What the Encyclical Says About Regulation

The document does not offer a detailed legal framework for AI regulation. It is not a technical policy paper. Instead, it sets out a moral framework for how AI should be developed and governed.

Its priorities are accountability, transparency, human oversight, protection of vulnerable communities, and public participation. The pope’s argument is that AI should be judged by how it affects people, especially those with the least power.

That makes the encyclical more about principles than product rules. It asks governments, companies, researchers, and civil society to treat AI governance as a public responsibility.

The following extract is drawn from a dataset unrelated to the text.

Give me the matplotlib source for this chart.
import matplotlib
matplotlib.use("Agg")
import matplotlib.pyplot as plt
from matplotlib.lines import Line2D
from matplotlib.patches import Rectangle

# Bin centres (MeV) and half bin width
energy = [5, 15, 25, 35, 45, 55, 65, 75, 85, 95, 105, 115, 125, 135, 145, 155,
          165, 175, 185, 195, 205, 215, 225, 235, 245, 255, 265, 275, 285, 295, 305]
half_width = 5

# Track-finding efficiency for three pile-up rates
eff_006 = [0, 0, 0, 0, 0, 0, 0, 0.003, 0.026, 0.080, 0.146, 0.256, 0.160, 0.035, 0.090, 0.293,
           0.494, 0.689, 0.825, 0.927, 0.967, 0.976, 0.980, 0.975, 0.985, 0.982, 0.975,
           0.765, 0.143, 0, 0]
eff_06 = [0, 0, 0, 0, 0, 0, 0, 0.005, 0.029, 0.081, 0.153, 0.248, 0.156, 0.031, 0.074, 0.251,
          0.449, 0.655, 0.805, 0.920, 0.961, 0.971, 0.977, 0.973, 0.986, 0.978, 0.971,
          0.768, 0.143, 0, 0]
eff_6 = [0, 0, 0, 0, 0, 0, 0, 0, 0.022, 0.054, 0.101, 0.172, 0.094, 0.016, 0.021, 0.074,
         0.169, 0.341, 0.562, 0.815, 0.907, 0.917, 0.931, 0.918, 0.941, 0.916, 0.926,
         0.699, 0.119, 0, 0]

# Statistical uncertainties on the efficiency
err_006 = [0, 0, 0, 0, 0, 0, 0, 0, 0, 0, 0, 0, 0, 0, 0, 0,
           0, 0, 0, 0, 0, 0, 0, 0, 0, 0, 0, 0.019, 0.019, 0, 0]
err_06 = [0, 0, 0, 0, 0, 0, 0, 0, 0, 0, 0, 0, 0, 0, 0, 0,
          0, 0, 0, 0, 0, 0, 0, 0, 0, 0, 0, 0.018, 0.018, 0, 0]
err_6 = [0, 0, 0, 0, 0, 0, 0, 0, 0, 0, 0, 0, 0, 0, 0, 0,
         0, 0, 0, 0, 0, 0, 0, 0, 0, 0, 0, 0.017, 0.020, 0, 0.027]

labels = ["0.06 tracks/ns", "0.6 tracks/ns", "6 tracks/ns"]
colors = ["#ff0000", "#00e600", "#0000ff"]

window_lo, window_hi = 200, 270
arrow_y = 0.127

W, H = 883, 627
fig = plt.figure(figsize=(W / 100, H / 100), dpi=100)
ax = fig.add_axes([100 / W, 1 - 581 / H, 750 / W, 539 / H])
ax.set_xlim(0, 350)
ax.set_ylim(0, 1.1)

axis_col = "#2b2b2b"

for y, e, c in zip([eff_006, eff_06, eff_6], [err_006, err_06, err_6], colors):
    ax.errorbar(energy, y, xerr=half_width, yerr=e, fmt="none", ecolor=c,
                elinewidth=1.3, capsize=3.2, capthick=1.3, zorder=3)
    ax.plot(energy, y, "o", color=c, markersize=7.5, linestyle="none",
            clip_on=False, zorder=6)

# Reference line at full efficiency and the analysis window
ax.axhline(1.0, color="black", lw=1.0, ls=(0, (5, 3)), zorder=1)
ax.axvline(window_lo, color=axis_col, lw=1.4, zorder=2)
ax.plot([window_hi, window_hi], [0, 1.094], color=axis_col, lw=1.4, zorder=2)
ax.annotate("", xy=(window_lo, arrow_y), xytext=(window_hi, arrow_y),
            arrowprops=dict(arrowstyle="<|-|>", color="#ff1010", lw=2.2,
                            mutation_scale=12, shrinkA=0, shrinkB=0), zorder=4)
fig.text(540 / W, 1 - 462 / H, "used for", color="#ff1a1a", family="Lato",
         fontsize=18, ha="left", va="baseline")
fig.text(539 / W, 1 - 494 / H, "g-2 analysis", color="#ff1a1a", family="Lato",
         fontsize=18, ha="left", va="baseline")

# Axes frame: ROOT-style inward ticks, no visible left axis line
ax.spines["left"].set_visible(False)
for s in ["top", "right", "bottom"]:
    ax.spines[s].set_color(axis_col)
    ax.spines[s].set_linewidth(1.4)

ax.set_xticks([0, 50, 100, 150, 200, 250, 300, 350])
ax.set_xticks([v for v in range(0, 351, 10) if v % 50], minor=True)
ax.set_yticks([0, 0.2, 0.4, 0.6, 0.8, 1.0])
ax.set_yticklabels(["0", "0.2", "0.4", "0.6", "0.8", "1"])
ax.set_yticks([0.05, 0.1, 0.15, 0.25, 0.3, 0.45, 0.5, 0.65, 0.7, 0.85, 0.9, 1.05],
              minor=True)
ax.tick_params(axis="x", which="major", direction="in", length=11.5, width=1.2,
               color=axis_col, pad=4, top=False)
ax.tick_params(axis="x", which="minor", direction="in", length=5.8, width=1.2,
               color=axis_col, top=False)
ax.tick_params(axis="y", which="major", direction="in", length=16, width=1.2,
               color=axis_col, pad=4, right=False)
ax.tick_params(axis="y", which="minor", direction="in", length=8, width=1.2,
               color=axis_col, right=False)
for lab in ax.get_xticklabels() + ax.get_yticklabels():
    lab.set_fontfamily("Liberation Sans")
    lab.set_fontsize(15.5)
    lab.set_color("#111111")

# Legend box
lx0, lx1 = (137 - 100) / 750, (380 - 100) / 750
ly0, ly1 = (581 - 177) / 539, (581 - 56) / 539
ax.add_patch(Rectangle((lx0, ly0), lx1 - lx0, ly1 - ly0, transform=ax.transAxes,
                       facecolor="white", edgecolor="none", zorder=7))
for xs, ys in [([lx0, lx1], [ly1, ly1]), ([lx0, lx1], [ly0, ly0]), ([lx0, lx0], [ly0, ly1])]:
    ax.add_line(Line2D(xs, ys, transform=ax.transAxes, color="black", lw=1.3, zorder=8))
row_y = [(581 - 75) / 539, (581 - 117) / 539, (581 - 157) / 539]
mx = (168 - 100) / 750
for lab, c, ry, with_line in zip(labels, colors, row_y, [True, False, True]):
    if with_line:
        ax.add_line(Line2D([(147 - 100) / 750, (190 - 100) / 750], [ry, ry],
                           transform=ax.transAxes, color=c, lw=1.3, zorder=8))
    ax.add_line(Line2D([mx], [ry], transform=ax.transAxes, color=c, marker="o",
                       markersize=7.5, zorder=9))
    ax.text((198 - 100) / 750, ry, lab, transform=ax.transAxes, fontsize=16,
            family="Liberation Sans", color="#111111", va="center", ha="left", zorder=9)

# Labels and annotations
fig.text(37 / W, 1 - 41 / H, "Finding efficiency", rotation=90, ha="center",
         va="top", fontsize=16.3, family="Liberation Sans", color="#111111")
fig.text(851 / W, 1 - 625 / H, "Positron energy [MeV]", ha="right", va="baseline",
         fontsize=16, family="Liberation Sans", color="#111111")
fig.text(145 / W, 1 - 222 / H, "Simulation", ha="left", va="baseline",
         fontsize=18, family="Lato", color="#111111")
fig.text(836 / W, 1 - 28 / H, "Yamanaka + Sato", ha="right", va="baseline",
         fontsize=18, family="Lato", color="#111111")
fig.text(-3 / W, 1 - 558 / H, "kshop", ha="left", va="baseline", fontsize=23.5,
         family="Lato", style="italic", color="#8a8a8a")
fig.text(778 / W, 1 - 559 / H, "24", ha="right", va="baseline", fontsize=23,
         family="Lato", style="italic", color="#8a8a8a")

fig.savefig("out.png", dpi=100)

Why This Is Not Really Just About AI

The most important takeaway is that the encyclical uses AI as a lens for a much broader concern. The deeper issue is not machines becoming smarter. It is human institutions becoming less accountable.

AI becomes the symbol of a larger question: who controls the future, and whose interests are being protected?

Leo XIV’s warning is that society should not passively accept a world where decision-making power moves further away from ordinary people. If AI is developed mainly for profit, control, or geopolitical advantage, it could make existing social problems harder to reverse.

Final Takeaway

Pope Leo XIV’s AI encyclical is not an anti-technology document. It is a warning against allowing powerful technologies to grow without moral direction, democratic oversight, and concern for human dignity.

The document accepts that AI may bring real benefits, but it insists that progress must be measured by more than speed, efficiency, or market value. The pope’s central message is that AI should serve people, protect the vulnerable, and support the common good.

That is why the encyclical is less about artificial intelligence itself and more about the kind of society being built around it.